◆ Figure scripts
++++
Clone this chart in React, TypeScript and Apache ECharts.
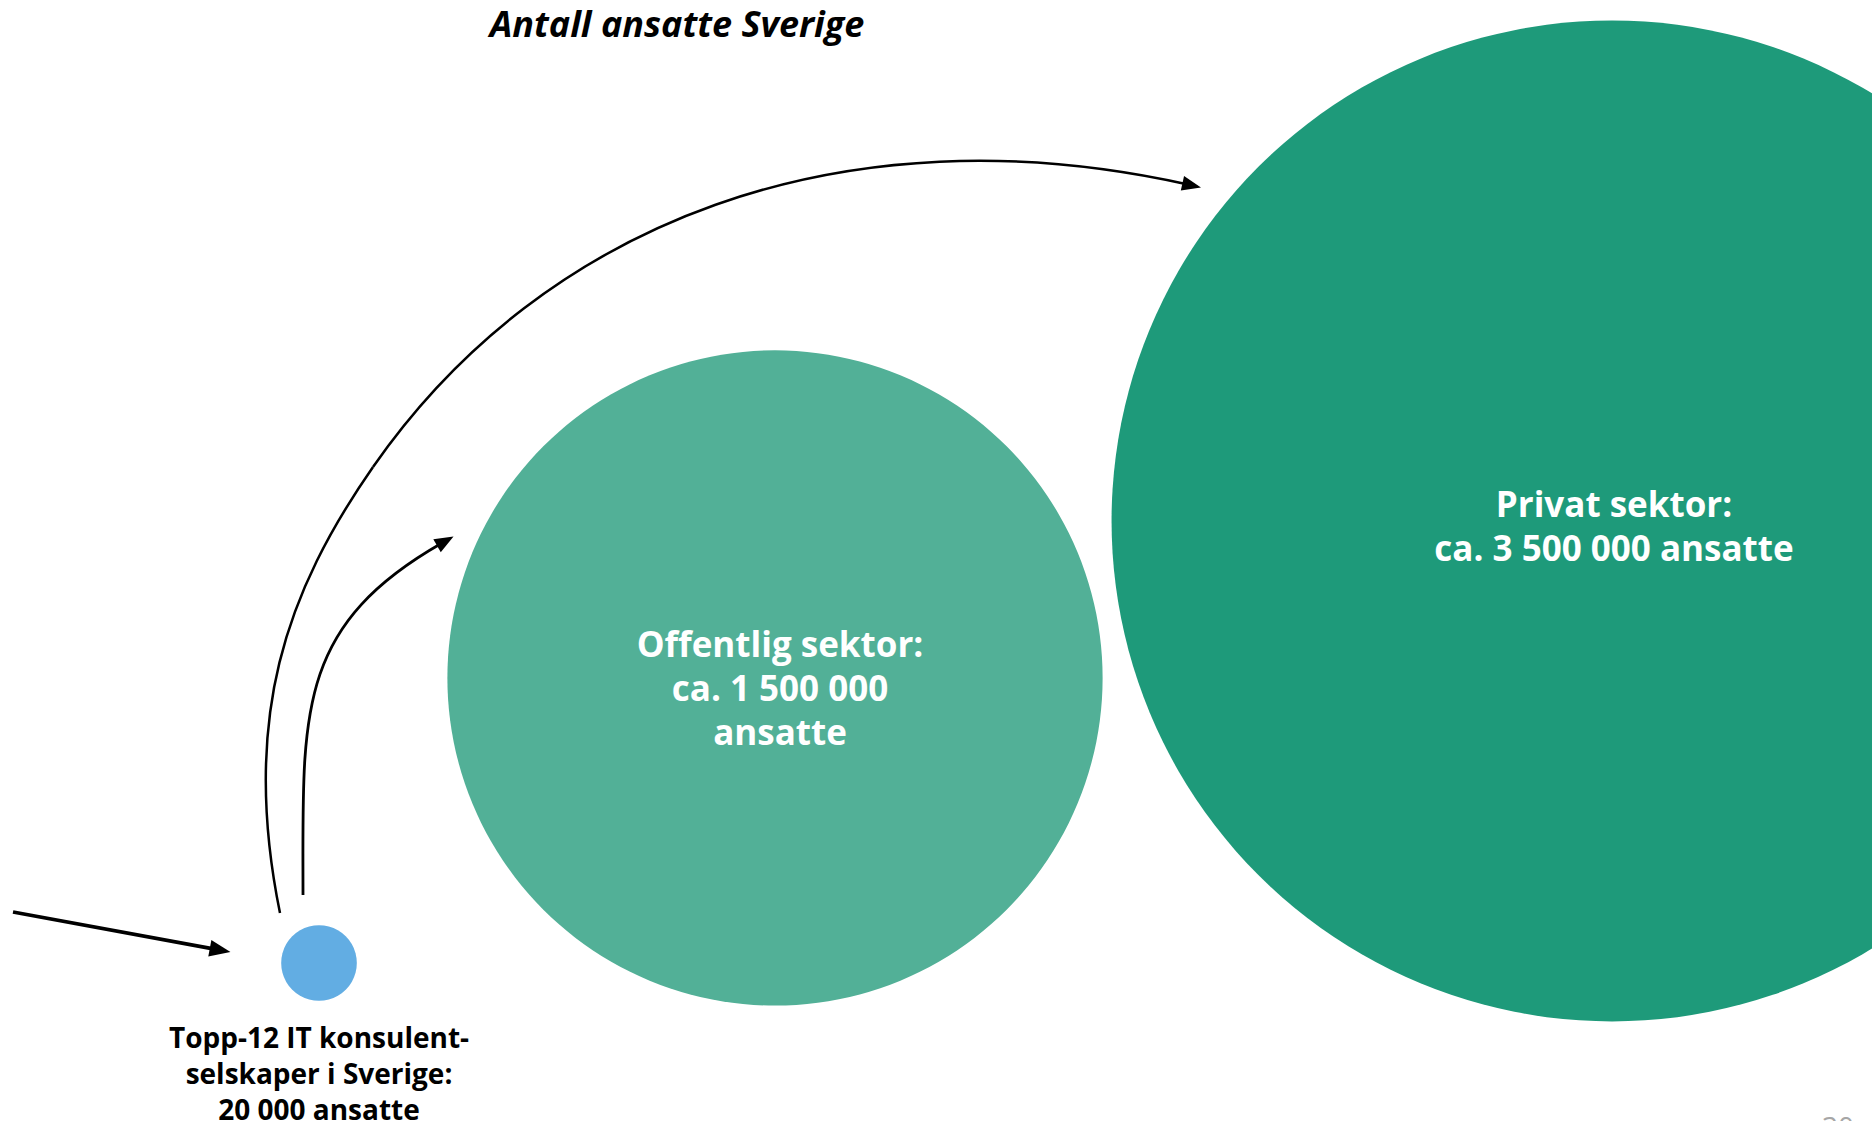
import React, { useEffect, useRef } from "react";
import * as echarts from "echarts";

// ---- data ----
const categories = ["Topp-12 IT konsulentselskaper", "Offentlig sektor", "Privat sektor"];
const employees = [20000, 1500000, 3500000];
const bubbleX = [319, 775, 1612];
const bubbleY = [963, 678, 521];
const bubbleColors = ["#62ADE3", "#52B097", "#1E9A7A"];
const labelTexts = [
  "Topp-12 IT konsulent-\nselskaper i Sverige:\n20 000 ansatte",
  "Offentlig sektor:\nca. 1 500 000\nansatte",
  "Privat sektor:\nca. 3 500 000 ansatte",
];
const title = "Antall ansatte Sverige";
const pageNumber = "30";

// decorative annotation arrows: cubic segments [x1,y1,cpx1,cpy1,cpx2,cpy2,x2,y2]
const bigArcSegments: number[][] = [
  [280, 913, 240, 717, 287.5, 590, 373, 467],
  [373, 467, 544, 221, 843.8, 107.8, 1188, 184.5],
];
const smallArcSegments: number[][] = [[303, 895, 303, 715, 294.4, 627.3, 442, 543]];
const leftArrowLine: number[] = [13, 912, 216, 949.4];

const SIZE_K = 0.535; // diameter = k * sqrt(value)

function curvedArrow(segs: number[][], width: number, headLen: number, headHalf: number) {
  const els: any[] = segs.map((s) => ({
    type: "bezierCurve",
    shape: { x1: s[0], y1: s[1], cpx1: s[2], cpy1: s[3], cpx2: s[4], cpy2: s[5], x2: s[6], y2: s[7] },
    style: { stroke: "#000", lineWidth: width, fill: null },
    z: 10,
  }));
  const last = segs[segs.length - 1];
  els.push(head(last[4], last[5], last[6], last[7], headLen, headHalf));
  return els;
}

function head(fx: number, fy: number, ex: number, ey: number, headLen: number, headHalf: number) {
  const dx = ex - fx, dy = ey - fy;
  const len = Math.sqrt(dx * dx + dy * dy) || 1;
  const ux = dx / len, uy = dy / len;
  const tip = [ex + ux * headLen * 0.7, ey + uy * headLen * 0.7];
  const bx = tip[0] - ux * headLen, by = tip[1] - uy * headLen;
  const px = -uy, py = ux;
  return {
    type: "polygon",
    shape: {
      points: [tip, [bx + px * headHalf, by + py * headHalf], [bx - px * headHalf, by - py * headHalf]],
    },
    style: { fill: "#000" },
    z: 10,
  };
}

export default function App() {
  const ref = useRef<HTMLDivElement>(null);
  useEffect(() => {
    if (!ref.current) return;
    const chart = echarts.init(ref.current, null, { renderer: "svg" });
    const font = "'Open Sans', 'Noto Sans', sans-serif";
    const data = employees.map((v, i) => ({
      name: categories[i],
      value: [bubbleX[i], bubbleY[i], v],
      itemStyle: { color: bubbleColors[i], opacity: 1 },
      label:
        i === 0
          ? {
              show: true,
              formatter: labelTexts[i],
              position: "bottom",
              distance: 18,
              color: "#000",
              fontSize: 28,
              fontWeight: "bold",
              lineHeight: 36,
              fontFamily: font,
              align: "center",
            }
          : {
              show: true,
              formatter: labelTexts[i],
              position: "inside",
              offset: i === 1 ? [5, 9] : [2, 4],
              color: "#fff",
              fontSize: 35,
              fontWeight: "bold",
              lineHeight: 44,
              fontFamily: font,
              align: "center",
            },
    }));
    const [lx1, ly1, lx2, ly2] = leftArrowLine;
    chart.setOption({
      animation: false,
      backgroundColor: "#fff",
      grid: { left: 0, right: 0, top: 0, bottom: 0 },
      xAxis: { type: "value", min: 0, max: 1872, show: false },
      yAxis: { type: "value", min: 0, max: 1121, inverse: true, show: false },
      series: [
        {
          type: "scatter",
          data,
          symbol: "circle",
          symbolSize: (d: number[]) => Math.sqrt(d[2]) * SIZE_K,
          itemStyle: { opacity: 1 },
          silent: true,
          emphasis: { disabled: true },
        },
      ],
      graphic: [
        {
          type: "text",
          x: 677,
          y: 23,
          style: {
            text: title,
            font: `italic bold 36px ${font}`,
            fill: "#000",
            textAlign: "center",
            textVerticalAlign: "middle",
          },
        },
        {
          type: "text",
          x: 1838,
          y: 1112,
          style: {
            text: pageNumber,
            font: `28px ${font}`,
            fill: "#A6A6A6",
            textAlign: "center",
            textVerticalAlign: "top",
          },
        },
        ...curvedArrow(bigArcSegments, 2.5, 19, 7.5),
        ...curvedArrow(smallArcSegments, 2.8, 19, 7.5),
        {
          type: "line",
          shape: { x1: lx1, y1: ly1, x2: lx2, y2: ly2 },
          style: { stroke: "#000", lineWidth: 3.8 },
          z: 10,
        },
        head(lx1, ly1, lx2, ly2, 21, 8.5),
      ],
    });
    return () => chart.dispose();
  }, []);
  return (
    <div
      ref={ref}
      style={{ position: "absolute", left: 0, top: 0, width: 1872, height: 1121 }}
    />
  );
}
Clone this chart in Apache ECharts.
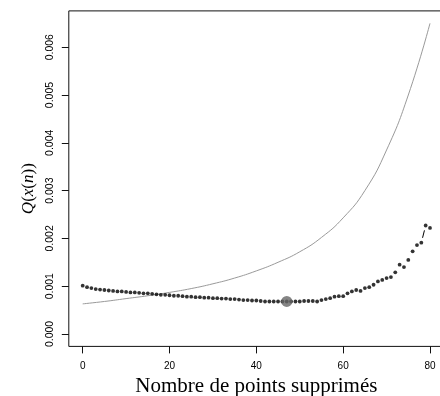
++++
◆ WHAT TO PRODUCE
Copy nothing but the lines from the top of the material through the line holding "import * as", exactly as written; omit pictures.

◆ FULL SOLUTION
Clone this chart in React, TypeScript and Apache ECharts.
import React, { useEffect, useRef } from "react";
import * as echarts from "echarts";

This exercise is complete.